The other problem with this approach is simply that (as I stated earlier) there is no final, coherent form to the Legendarium. There are conflicting versions of teh tales written over a period of six decades. Which version of the Tale of Gondolin, for instance, do you take as a basis for an 'official' retelling? The 1917 BoLT version (which is the only complete version) or the QS version, or do you take up the 1951 version as published in UT? Or do you just cobble together a version from the bits?

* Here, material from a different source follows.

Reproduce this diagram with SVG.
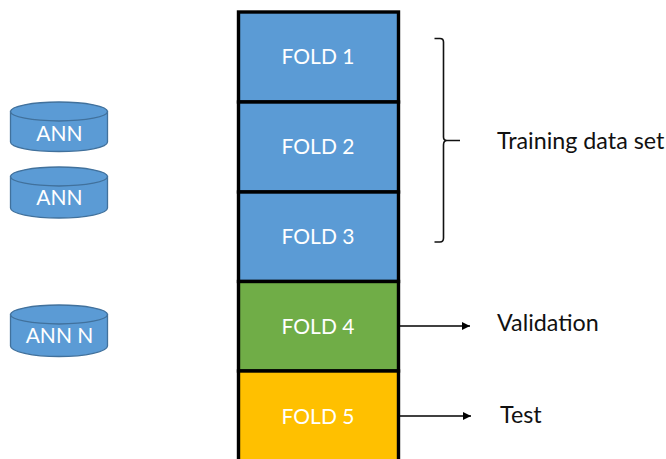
<svg xmlns="http://www.w3.org/2000/svg" width="666" height="459" viewBox="0 0 666 459">
<defs>
<marker id="arrow" markerUnits="userSpaceOnUse" markerWidth="9" markerHeight="9" refX="8" refY="4" orient="auto"><path d="M0,0L8,4L0,8Z" fill="#000"/></marker>
</defs>
<style>
text{font-family:"Lato","Open Sans","Liberation Sans",sans-serif}
.fold{stroke:#000;stroke-width:3.400}
.lab{fill:#fff;font-size:21px;text-anchor:middle}
.side{fill:#111;font-size:23.300px}
.db{fill:#5b9bd5;stroke:#41719c;stroke-width:1.300}
.conn{fill:none;stroke:#000;stroke-width:1.300}
.br{fill:none;stroke:#111;stroke-width:1.600}
</style>
<rect width="666" height="459" fill="#fff"/>
<g id="ann1"><path class="db" d="M10.500,111.500V142C10.500,147.500 32,151.500 59,151.500S107.500,147.500 107.500,142V111.500Z"/><ellipse class="db" cx="59" cy="111.500" rx="48.500" ry="9.500"/><text class="lab" x="59.500" y="141">ANN</text></g>
<g id="ann2"><path class="db" d="M10.500,176.500V208C10.500,213.500 32,218 59,218S107.500,213.500 107.500,208V176.500Z"/><ellipse class="db" cx="59" cy="176.500" rx="48.500" ry="9.500"/><text class="lab" x="59.500" y="205">ANN</text></g>
<g id="annN"><path class="db" d="M10.500,314.500V346C10.500,351.500 32,356.500 59,356.500S107.500,351.500 107.500,346V314.500Z"/><ellipse class="db" cx="59" cy="314.500" rx="48.500" ry="9.500"/><text class="lab" x="59.500" y="343">ANN N</text></g>
<g id="fold1"><rect class="fold" x="238.500" y="12" width="160" height="90" fill="#5b9bd5"/><text class="lab" x="318" y="64">FOLD 1</text></g>
<g id="fold2"><rect class="fold" x="238.500" y="102" width="160" height="90" fill="#5b9bd5"/><text class="lab" x="318" y="154">FOLD 2</text></g>
<g id="fold3"><rect class="fold" x="238.500" y="192" width="160" height="89.500" fill="#5b9bd5"/><text class="lab" x="318" y="244">FOLD 3</text></g>
<g id="fold4"><rect class="fold" x="238.500" y="281.500" width="160" height="89.500" fill="#70ad47"/><text class="lab" x="318" y="334">FOLD 4</text></g>
<g id="fold5"><rect class="fold" x="238.500" y="371" width="160" height="92" fill="#ffc000"/><text class="lab" x="318" y="424">FOLD 5</text></g>
<g id="connectors">
<path class="br" d="M434.500,38.500H440Q443.500,38.500 443.500,42V137Q443.500,140.500 447,140.500H460M447,140.500Q443.500,140.500 443.500,145V238Q443.500,242 440,242H434.500"/>
<line class="conn" x1="400" y1="326" x2="470" y2="326" marker-end="url(#arrow)"/>
<line class="conn" x1="400" y1="416" x2="471" y2="416" marker-end="url(#arrow)"/>
</g>
<g id="labels">
<text class="side" x="497" y="149">Training data set</text>
<text class="side" x="497" y="331">Validation</text>
<text class="side" x="500" y="423">Test</text>
</g>
</svg>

There isn't a coherent Legendarium for someone to take up. 'Middle-earth' is not, as I keep repeating, an objectively existing place, but a series of variant versions of tales composed over a long life by a man. Its not what some people insist on seeing it as. You can't, in all honesty, pretend that its something it isn't. No writer can take up the reigns & write a new story that would be accepted by either the Estate or fans as 'official', because however careful & competent the writer was he or she would inevitably contradict something Tolkien himself wrote, woud have to reject some of Tolkien's ideas - in effect 'finish off' Tolkien's painiting by painting over huge swathes of the original work. You'd lose the original work simply in order to get the canvas covered up.
Writing fanfic is one thing. Writing a new story that would be accepted as canonical is another. The first is open to anyone. The latter is rendered impossible by the very nature of the raw materials Tolkien left.